TASK OBJECTIVE —
Among the entries below, which lines run from the line with "Generate a Python" through the line with "[0.979, 0.979], color=GRID, lw=1.5))"? Retype those, both ends included, exactly and without pictures.

──────── INFORMATION GIVEN ────────

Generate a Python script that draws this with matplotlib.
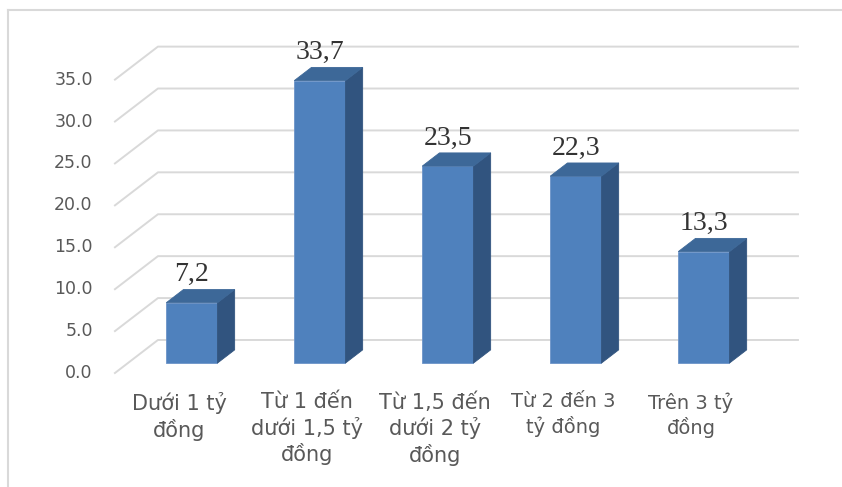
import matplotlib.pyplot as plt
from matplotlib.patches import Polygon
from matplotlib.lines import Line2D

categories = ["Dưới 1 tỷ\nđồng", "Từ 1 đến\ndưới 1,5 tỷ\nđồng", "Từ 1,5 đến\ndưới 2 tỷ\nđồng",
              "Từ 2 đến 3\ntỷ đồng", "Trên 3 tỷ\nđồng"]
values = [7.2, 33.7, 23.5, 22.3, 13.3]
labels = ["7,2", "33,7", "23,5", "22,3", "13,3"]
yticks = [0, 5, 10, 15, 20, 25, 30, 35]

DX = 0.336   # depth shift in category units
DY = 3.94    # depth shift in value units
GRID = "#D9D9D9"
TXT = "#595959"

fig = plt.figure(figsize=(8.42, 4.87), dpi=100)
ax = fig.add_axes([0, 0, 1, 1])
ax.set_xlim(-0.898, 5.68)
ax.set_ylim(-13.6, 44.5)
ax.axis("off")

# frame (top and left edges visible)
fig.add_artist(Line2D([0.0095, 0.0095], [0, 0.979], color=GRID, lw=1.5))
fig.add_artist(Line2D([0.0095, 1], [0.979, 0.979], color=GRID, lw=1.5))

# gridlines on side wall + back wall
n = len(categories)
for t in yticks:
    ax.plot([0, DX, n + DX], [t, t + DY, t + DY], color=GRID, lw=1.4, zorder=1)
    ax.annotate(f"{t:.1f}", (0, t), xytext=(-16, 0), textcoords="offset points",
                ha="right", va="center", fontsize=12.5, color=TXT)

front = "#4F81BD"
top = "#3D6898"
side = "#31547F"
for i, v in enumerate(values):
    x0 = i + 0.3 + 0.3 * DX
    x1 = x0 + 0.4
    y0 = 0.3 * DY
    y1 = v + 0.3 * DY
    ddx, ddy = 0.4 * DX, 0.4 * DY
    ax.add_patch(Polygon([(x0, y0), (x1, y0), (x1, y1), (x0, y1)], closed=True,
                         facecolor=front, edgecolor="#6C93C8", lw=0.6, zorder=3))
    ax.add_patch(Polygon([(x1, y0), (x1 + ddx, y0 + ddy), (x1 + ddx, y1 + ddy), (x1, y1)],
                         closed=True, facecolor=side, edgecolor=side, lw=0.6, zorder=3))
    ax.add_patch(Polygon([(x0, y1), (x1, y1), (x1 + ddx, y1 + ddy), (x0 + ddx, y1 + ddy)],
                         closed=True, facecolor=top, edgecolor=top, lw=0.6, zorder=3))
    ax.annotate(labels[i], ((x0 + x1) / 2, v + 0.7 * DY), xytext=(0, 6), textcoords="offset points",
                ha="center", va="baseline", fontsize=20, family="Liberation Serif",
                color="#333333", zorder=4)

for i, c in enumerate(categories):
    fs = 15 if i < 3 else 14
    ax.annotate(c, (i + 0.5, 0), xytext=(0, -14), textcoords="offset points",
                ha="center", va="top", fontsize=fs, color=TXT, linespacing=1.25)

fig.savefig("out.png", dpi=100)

────────
──────── INFORMATION GIVEN ────────

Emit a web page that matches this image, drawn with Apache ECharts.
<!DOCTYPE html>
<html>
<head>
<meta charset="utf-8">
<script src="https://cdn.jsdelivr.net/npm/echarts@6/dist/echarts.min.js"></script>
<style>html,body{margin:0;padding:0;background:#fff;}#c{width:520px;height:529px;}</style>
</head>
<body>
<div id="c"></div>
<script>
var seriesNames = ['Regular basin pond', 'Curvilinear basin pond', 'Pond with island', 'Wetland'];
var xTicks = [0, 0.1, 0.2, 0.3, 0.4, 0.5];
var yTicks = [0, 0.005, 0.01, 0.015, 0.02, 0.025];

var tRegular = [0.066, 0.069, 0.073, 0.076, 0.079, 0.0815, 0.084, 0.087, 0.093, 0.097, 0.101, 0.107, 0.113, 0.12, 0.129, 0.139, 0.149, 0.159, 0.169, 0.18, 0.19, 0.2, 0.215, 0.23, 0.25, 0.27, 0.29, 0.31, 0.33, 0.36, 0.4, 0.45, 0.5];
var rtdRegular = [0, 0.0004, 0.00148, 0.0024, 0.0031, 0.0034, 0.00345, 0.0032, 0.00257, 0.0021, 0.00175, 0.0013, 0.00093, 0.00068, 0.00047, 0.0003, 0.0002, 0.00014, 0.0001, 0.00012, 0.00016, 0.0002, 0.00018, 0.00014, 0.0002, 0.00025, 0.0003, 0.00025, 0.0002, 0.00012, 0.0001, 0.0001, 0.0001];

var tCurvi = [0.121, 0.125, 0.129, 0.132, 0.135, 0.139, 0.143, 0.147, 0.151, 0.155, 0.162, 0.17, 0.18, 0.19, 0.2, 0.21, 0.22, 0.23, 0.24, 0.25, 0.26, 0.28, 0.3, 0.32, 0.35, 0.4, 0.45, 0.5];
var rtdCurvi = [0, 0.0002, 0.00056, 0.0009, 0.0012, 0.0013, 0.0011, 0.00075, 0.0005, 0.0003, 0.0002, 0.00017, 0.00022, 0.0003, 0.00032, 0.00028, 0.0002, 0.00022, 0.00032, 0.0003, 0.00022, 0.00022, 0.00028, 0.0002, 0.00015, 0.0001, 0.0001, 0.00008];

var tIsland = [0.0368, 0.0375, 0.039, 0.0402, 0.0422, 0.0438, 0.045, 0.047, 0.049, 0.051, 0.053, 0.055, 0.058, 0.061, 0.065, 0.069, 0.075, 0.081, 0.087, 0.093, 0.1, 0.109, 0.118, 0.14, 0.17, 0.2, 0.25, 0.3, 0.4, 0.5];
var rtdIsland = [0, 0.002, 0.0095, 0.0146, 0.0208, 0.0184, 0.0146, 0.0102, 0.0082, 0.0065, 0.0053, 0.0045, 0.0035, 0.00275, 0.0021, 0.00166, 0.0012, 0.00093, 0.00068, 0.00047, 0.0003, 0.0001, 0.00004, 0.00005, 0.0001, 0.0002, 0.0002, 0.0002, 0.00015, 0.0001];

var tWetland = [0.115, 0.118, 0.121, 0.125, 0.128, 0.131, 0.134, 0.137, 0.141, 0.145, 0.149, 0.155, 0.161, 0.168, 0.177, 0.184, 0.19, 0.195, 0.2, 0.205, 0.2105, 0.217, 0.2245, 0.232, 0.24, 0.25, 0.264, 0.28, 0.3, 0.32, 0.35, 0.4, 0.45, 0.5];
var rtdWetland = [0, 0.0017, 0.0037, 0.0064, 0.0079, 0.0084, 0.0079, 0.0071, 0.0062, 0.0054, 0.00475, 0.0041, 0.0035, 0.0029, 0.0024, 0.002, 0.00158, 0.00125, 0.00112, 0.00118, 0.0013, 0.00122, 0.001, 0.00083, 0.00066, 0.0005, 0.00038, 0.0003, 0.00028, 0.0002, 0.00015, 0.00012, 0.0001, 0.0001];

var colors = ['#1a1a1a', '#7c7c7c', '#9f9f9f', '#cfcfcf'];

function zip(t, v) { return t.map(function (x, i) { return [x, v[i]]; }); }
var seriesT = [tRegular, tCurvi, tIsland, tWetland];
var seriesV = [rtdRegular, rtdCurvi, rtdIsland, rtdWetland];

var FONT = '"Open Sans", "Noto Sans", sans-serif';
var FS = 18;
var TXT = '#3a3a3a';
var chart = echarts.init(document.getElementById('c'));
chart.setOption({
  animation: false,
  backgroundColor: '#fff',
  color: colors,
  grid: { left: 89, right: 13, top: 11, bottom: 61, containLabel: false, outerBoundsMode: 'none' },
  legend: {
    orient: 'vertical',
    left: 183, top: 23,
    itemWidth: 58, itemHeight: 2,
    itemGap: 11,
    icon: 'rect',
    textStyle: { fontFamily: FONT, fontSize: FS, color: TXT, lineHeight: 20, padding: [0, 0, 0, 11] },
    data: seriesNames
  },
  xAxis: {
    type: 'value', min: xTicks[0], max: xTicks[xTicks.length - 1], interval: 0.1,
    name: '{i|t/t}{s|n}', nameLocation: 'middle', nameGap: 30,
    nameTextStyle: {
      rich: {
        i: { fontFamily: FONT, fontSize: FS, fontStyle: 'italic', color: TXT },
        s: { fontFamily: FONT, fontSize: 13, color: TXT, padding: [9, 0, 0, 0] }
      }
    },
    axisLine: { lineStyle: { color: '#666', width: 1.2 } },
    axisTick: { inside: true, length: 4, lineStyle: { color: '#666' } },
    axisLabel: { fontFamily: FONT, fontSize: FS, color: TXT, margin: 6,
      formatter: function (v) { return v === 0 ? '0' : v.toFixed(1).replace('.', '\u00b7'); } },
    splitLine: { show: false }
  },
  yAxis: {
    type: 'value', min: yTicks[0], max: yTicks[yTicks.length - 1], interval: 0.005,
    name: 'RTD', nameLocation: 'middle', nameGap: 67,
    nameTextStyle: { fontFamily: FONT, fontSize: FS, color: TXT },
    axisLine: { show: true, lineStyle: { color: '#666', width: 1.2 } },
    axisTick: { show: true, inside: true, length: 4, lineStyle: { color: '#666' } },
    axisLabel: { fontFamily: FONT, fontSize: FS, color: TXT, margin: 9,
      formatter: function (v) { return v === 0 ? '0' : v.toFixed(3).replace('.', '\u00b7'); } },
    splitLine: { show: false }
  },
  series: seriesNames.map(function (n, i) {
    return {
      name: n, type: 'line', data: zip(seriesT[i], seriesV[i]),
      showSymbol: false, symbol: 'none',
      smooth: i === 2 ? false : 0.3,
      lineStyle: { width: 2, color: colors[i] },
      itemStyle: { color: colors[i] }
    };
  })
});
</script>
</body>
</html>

────────

REPLY TO THE TASK —
Generate a Python script that draws this with matplotlib.
import matplotlib.pyplot as plt
from matplotlib.patches import Polygon
from matplotlib.lines import Line2D

categories = ["Dưới 1 tỷ\nđồng", "Từ 1 đến\ndưới 1,5 tỷ\nđồng", "Từ 1,5 đến\ndưới 2 tỷ\nđồng",
              "Từ 2 đến 3\ntỷ đồng", "Trên 3 tỷ\nđồng"]
values = [7.2, 33.7, 23.5, 22.3, 13.3]
labels = ["7,2", "33,7", "23,5", "22,3", "13,3"]
yticks = [0, 5, 10, 15, 20, 25, 30, 35]

DX = 0.336   # depth shift in category units
DY = 3.94    # depth shift in value units
GRID = "#D9D9D9"
TXT = "#595959"

fig = plt.figure(figsize=(8.42, 4.87), dpi=100)
ax = fig.add_axes([0, 0, 1, 1])
ax.set_xlim(-0.898, 5.68)
ax.set_ylim(-13.6, 44.5)
ax.axis("off")

# frame (top and left edges visible)
fig.add_artist(Line2D([0.0095, 0.0095], [0, 0.979], color=GRID, lw=1.5))
fig.add_artist(Line2D([0.0095, 1], [0.979, 0.979], color=GRID, lw=1.5))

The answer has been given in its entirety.